• **Short exercise**
Quote, with no changes, the lines that run from the top of the material to the line with "const xTicks = [0, 200, 400, 600, 800];", both included.
+++ Source data +++
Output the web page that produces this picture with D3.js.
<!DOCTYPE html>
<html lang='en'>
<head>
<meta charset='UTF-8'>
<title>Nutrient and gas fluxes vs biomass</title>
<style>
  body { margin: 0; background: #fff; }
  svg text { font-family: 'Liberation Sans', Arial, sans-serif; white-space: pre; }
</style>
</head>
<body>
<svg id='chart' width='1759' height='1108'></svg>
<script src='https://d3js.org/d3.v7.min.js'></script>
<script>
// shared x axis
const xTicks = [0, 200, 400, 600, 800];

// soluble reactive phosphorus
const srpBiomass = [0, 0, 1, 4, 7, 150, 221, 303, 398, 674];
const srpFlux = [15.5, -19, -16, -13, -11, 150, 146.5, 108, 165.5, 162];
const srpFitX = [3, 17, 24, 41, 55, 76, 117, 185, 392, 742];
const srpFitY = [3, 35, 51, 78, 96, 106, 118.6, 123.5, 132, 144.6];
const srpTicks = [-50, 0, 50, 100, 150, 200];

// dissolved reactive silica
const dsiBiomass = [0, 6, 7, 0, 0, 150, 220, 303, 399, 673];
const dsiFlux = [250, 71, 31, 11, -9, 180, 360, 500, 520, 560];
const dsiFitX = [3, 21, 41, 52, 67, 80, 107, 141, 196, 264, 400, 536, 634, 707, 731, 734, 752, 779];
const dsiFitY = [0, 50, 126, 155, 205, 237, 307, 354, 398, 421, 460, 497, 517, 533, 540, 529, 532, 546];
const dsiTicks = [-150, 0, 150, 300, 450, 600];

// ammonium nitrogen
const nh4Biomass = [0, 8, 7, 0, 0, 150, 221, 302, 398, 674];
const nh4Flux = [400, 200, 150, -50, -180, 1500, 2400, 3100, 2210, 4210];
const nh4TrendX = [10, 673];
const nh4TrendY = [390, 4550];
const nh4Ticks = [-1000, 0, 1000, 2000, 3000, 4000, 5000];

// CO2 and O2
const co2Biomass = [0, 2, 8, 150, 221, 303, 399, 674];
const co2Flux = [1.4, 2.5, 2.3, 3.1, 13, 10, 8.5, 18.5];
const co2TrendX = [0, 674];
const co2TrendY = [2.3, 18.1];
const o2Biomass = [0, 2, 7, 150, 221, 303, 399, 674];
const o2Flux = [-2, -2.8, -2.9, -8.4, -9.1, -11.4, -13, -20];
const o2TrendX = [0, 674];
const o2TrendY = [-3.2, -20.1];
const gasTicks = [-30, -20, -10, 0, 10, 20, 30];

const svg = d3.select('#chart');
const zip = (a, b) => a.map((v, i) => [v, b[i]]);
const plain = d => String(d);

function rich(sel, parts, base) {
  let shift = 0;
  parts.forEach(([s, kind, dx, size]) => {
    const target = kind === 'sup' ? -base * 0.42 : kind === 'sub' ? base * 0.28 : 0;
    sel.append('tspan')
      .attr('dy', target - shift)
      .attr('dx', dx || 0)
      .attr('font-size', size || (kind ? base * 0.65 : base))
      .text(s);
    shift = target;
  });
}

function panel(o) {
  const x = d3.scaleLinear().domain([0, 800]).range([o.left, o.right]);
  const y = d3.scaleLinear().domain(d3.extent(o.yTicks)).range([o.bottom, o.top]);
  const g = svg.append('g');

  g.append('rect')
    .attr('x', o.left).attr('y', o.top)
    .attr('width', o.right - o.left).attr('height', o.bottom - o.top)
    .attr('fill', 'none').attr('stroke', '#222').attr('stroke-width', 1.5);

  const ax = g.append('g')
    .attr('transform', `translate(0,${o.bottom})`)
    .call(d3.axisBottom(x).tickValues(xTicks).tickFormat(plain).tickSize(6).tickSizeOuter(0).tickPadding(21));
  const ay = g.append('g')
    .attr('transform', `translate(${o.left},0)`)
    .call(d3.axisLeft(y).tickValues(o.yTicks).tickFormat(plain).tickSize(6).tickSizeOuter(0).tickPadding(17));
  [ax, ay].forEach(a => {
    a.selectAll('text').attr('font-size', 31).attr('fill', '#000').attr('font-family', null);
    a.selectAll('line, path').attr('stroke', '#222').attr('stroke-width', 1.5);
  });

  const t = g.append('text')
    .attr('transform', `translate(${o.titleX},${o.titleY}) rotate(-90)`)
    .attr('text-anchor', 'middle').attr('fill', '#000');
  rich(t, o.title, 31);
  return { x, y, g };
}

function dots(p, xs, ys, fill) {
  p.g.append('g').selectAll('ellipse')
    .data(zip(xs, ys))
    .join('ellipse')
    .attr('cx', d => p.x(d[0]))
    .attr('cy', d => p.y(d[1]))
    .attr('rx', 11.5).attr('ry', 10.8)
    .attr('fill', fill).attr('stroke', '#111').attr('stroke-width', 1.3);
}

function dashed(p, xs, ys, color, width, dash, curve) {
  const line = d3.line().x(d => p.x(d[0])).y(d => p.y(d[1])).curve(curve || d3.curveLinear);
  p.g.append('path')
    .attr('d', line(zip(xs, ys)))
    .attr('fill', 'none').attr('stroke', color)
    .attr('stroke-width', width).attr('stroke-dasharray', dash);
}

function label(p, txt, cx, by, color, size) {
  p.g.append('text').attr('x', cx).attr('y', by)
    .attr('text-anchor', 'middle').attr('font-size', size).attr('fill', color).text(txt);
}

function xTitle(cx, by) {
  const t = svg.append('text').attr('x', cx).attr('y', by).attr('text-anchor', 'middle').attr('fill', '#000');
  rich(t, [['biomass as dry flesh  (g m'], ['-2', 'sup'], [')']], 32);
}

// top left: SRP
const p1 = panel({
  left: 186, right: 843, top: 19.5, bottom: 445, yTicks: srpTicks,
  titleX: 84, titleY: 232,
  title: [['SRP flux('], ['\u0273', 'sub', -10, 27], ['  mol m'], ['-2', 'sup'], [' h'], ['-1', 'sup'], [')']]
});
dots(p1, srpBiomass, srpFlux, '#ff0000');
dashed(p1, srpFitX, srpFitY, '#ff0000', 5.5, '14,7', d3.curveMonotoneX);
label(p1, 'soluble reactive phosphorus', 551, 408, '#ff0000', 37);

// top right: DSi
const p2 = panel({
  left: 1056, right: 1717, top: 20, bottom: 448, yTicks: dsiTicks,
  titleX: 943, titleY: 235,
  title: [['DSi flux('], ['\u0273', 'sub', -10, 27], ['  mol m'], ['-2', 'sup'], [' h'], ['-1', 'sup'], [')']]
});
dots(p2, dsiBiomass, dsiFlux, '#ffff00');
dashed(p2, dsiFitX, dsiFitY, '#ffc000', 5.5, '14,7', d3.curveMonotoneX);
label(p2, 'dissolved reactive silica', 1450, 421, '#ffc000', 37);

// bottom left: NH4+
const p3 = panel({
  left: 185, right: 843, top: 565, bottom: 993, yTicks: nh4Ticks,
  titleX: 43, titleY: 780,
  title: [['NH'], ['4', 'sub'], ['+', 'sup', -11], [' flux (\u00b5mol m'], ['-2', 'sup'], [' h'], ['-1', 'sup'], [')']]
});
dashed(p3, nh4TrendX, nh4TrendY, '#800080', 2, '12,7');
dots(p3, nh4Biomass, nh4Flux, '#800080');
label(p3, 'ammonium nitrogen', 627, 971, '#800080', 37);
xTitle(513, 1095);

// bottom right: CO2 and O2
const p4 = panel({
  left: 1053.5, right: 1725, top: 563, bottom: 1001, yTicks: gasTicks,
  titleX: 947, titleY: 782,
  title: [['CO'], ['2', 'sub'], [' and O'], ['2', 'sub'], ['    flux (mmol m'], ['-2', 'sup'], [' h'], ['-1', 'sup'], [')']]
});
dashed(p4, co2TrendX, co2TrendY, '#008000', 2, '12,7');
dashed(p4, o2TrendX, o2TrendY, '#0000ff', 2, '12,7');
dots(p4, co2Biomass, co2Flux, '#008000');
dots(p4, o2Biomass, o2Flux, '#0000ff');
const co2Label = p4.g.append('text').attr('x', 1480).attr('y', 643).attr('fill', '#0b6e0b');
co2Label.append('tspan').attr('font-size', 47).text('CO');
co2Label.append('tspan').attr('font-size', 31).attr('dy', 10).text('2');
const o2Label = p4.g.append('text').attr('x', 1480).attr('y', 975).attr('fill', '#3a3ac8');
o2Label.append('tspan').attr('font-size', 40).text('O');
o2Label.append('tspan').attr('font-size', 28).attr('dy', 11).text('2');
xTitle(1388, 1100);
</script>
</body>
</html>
+++
• **Written reply**
Output the web page that produces this picture with D3.js.
<!DOCTYPE html>
<html lang='en'>
<head>
<meta charset='UTF-8'>
<title>Nutrient and gas fluxes vs biomass</title>
<style>
  body { margin: 0; background: #fff; }
  svg text { font-family: 'Liberation Sans', Arial, sans-serif; white-space: pre; }
</style>
</head>
<body>
<svg id='chart' width='1759' height='1108'></svg>
<script src='https://d3js.org/d3.v7.min.js'></script>
<script>
// shared x axis
const xTicks = [0, 200, 400, 600, 800];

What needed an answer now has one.